Nothing changed! This is because the fourth parameter that controls whether to draw the SkyBox first or not is set to true by default. If the SkyBox is drawn first, then anything rendered afterwards (like our Terrain) will be drawn on top of it, thus making the SkyBox always appear in the background. (Note that you shouldn't set the distance above to be closer than the near clip distance on the Camera or it will not be shown!) It is not actually desirable to draw the SkyBox first, because the full thing is rendered. When you draw it last, only the visible portions are drawn, which will provide a modest speed improvement. So, lets try setting our SkyBox to be drawn last:

mSceneMgr.SetSkyBox(true, "Examples/SpaceSkyBox", 5000, false);

Again, this looks just like it did before, but now the parts of the SkyBox that are not visible won't be rendered. There is one thing you have to be careful about when using this technique though. If you set the SkyBox to be too close, you could be cutting part of the scene geometry off. For example, try this:

mSceneMgr.SetSkyBox(true, "Examples/SpaceSkyBox", 100, false);

As you can see now, the terrain "pokes through" the SkyBox. Definitely not what we want. If you use SkyBoxes in your application you will have to decide how you want to use them. The speedup you get from rendering the SkyBox after the terrain is very modest, and you have to be careful not to obscure your geometry (unless that is what you are going for). Generally speaking, leaving everything past the second parameter as default is a very safe choice.


SkyDomes are very similar to SkyBoxes, and you use them by calling SetSkyDome A giant cube is created around the Camera and rendered onto, but the bigest difference is the texture is "projected" onto the SkyBox in a spherical manner. You are still looking at a cube, but it looks as if the texture is wrapped around the surface of a sphere. The primary drawback to this method is that the bottom of the cube will be untextured, so you always need to have some type of terrain that hides the base.

The example texture that Ogre provides for SkyDomes will let you see this clearly. Clear out the SetSkyBox call from CreateScene method and add the following code instead:

mSceneMgr.SetSkyDome(true, "Examples/CloudySky", 5, 8);

When you run this, move the Camera to the dead center of the terrain and move the Camera so that's positioned fairly close to the surface of the terrain (this looks the best).
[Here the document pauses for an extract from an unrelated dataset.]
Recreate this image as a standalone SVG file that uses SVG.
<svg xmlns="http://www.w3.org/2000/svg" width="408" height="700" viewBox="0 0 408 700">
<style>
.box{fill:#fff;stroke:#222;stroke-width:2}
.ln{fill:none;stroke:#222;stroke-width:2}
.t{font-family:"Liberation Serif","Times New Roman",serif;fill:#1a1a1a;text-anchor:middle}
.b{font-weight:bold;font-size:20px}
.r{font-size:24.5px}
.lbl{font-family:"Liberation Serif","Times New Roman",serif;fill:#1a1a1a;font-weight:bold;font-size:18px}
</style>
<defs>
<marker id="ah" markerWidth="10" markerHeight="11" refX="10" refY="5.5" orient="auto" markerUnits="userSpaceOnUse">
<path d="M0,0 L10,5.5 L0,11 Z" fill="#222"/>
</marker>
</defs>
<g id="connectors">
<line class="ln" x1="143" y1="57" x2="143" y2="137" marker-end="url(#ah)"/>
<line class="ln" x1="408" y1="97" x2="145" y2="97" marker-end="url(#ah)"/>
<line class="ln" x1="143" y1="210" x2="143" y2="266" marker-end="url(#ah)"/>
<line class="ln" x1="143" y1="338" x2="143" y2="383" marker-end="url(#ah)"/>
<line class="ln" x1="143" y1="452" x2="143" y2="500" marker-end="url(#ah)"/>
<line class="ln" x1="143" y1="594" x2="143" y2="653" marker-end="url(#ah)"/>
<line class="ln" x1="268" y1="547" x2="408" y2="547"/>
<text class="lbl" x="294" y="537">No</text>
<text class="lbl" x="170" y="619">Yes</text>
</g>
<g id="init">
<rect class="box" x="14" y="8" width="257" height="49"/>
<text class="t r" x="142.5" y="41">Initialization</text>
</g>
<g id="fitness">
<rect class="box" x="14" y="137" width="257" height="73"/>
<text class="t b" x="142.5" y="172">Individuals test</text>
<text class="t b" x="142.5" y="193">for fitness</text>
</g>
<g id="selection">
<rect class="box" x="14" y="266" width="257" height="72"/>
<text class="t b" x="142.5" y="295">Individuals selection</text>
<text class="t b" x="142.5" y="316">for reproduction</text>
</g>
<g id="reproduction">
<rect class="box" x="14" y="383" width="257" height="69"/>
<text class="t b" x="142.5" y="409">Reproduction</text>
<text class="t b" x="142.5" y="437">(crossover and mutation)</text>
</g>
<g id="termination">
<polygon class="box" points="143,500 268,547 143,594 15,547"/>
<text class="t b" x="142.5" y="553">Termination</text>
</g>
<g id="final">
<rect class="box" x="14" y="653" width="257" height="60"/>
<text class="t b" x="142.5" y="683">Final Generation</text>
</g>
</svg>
After looking at this, press the "R" button to switch to the mesh view. As you can see, we are still looking at a cube (without the base), but it looks as if the clouds are wrapped around a sphere at the top. Also note that the movement of the clouds is a property of the "Examples/CloudySky" material, not of SkyDomes in general.
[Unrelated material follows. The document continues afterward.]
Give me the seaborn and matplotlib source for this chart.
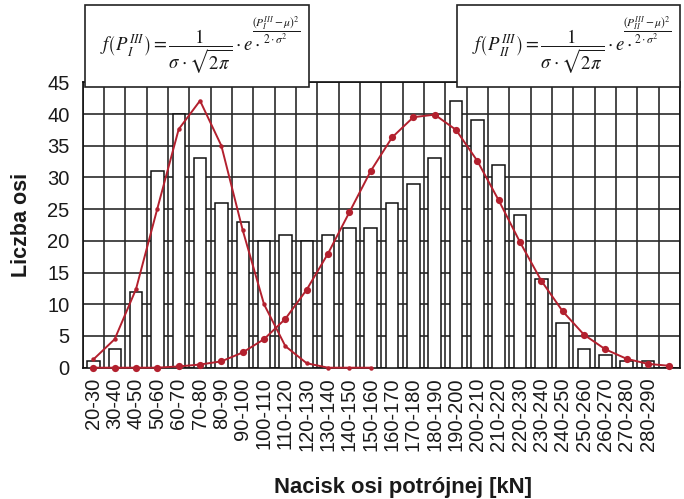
import numpy as np
import pandas as pd
import matplotlib
matplotlib.use("Agg")
import matplotlib.pyplot as plt
from matplotlib.patches import Rectangle
import seaborn as sns

# ---- data ----
categories = ["20-30", "30-40", "40-50", "50-60", "60-70", "70-80", "80-90",
              "90-100", "100-110", "110-120", "120-130", "130-140", "140-150",
              "150-160", "160-170", "170-180", "180-190", "190-200", "200-210",
              "210-220", "220-230", "230-240", "240-250", "250-260", "260-270",
              "270-280", "280-290", "290-300"]
tick_labels = categories[:-1] + [""]
counts = [1, 3, 12, 31, 40, 33, 26, 23, 20, 21, 20, 21, 22, 22, 26, 29, 33,
          42, 39, 32, 24, 14, 7, 3, 2, 1, 1, 0]
curve_I = [1.3, 4.5, 12.4, 25.1, 37.6, 42.1, 35.0, 21.7, 10.0, 3.4, 0.7,
           0.0, 0.0, 0.0]
curve_II = [0.0, 0.0, 0.0, 0.0, 0.2, 0.5, 1.0, 2.4, 4.5, 7.7, 12.3, 18.0,
            24.5, 31.0, 36.3, 39.5, 39.9, 37.5, 32.6, 26.4, 19.8, 13.7, 8.9,
            5.2, 2.9, 1.4, 0.6, 0.3]
y_ticks = [0, 5, 10, 15, 20, 25, 30, 35, 40, 45]

x_label = "Nacisk osi potrójnej [kN]"
y_label = "Liczba osi"
formula_I_main = r"$f\left(P_{I}^{III}\right)=\dfrac{1}{\sigma\cdot\sqrt{2\pi}}\cdot e\cdot$"
formula_I_exp = r"$\dfrac{\left(P_{I}^{III}-\mu\right)^{2}}{2\cdot\sigma^{2}}$"
formula_II_main = r"$f\left(P_{II}^{III}\right)=\dfrac{1}{\sigma\cdot\sqrt{2\pi}}\cdot e\cdot$"
formula_II_exp = r"$\dfrac{\left(P_{II}^{III}-\mu\right)^{2}}{2\cdot\sigma^{2}}$"

# ---- style ----
sns.set_style("white")
plt.rcParams["font.family"] = ["Liberation Sans", "DejaVu Sans"]
plt.rcParams["mathtext.fontset"] = "stix"

W, H = 684, 499
fig = plt.figure(figsize=(W / 100, H / 100), dpi=100)
ax = fig.add_axes([82.7 / W, 1 - 367.7 / H, (680 - 82.7) / W, (367.7 - 82.3) / H])

red = "#b3202e"
grid_c = "#2a2a2a"

df_bars = pd.DataFrame({"cat": categories, "count": counts})
sns.barplot(data=df_bars, x="cat", y="count", order=categories, ax=ax,
            color="white", edgecolor="#111111", linewidth=1.1, width=0.58,
            saturation=1, zorder=3)

df1 = pd.DataFrame({"x": np.arange(len(curve_I)), "y": curve_I})
df2 = pd.DataFrame({"x": np.arange(len(curve_II)), "y": curve_II})
sns.lineplot(data=df1, x="x", y="y", ax=ax, color=red, lw=1.4, marker="o",
             markersize=3.2, markeredgewidth=0, zorder=5, clip_on=False)
sns.lineplot(data=df2, x="x", y="y", ax=ax, color=red, lw=1.4, marker="o",
             markersize=5.2, markeredgewidth=0, zorder=5, clip_on=False)

ax.set_xlim(-0.5, len(categories) - 0.5)
ax.set_ylim(0, 45)
ax.set_yticks(y_ticks)
ax.set_xticks(np.arange(len(categories)))
ax.set_xticklabels(tick_labels, rotation=90)
ax.set_xticks(np.arange(len(categories) + 1) - 0.5, minor=True)

ax.tick_params(axis="y", which="major", direction="inout", length=6,
               width=1.1, color="#111111", labelsize=14.5, pad=6.5,
               labelcolor="#1a1a1a")
ax.tick_params(axis="x", which="major", length=0, labelsize=14.5, pad=7,
               labelcolor="#1a1a1a")
ax.tick_params(axis="x", which="minor", direction="out", length=4,
               width=1.1, color="#111111")

ax.grid(axis="y", which="major", color=grid_c, lw=1.2, zorder=0)
ax.grid(axis="x", which="minor", color=grid_c, lw=1.2, zorder=0)
ax.grid(axis="x", which="major", visible=False)
ax.set_axisbelow(True)
for s in ax.spines.values():
    s.set_color("#111111")
    s.set_linewidth(1.2)

ax.set_xlabel("")
ax.set_ylabel("")
fig.text(402.5 / W, 1 - 487 / H, x_label, ha="center", va="center",
         fontsize=15.8, fontweight="bold", color="#1a1a1a")
fig.text(21.5 / W, 1 - 225 / H, y_label, ha="center", va="center",
         rotation=90, fontsize=15.5, fontweight="bold", color="#1a1a1a")

# formula boxes
for (x0, x1, main, expo) in [(85, 309, formula_I_main, formula_I_exp),
                             (456.5, 680, formula_II_main, formula_II_exp)]:
    y0, y1 = 5, 86.7
    rect = Rectangle((x0 / W, 1 - y1 / H), (x1 - x0) / W, (y1 - y0) / H,
                     transform=fig.transFigure, facecolor="white",
                     edgecolor="#222222", lw=1.2, zorder=10)
    fig.add_artist(rect)
    fig.text((x0 + 15) / W, 1 - 52 / H, main, ha="left", va="center",
             fontsize=13.5, color="#1a1a1a", zorder=11)
    fig.text((x0 + 191) / W, 1 - 30 / H, expo, ha="center", va="center",
             fontsize=8.3, color="#1a1a1a", zorder=11)

fig.savefig("out.png", dpi=100)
The first two paramaters of SetSkyDome are the same as SetSkyBox, and you can turn the SkyDome off by calling 'mSceneMgr.SetSkyDome(false, "");'. The third parameter is the curvature used for the SkyDome. The API reference suggests using values between 2 and 65. lower for better distance effect, but higher values for less distortion and a smoother effect. Try setting the third paramater to 2 and 65 and look at the difference. The distance effect that the API reference was referring to can be clearly seen in these screenshots. This is setting the curvature to 2:


This is setting the curvature to 64:


The fourth parameter is the number of times the texture is tiled, which you will need to tweak depending on the size of your texture. Be sure to note that this parameter is a Real value (floating point) and not an integer. You can tile it 1.234 times, if that's what looks good for your application. The fifth and sixth parameters are distance and drawFirst, respectively, which we have already covered in the SkyBox section.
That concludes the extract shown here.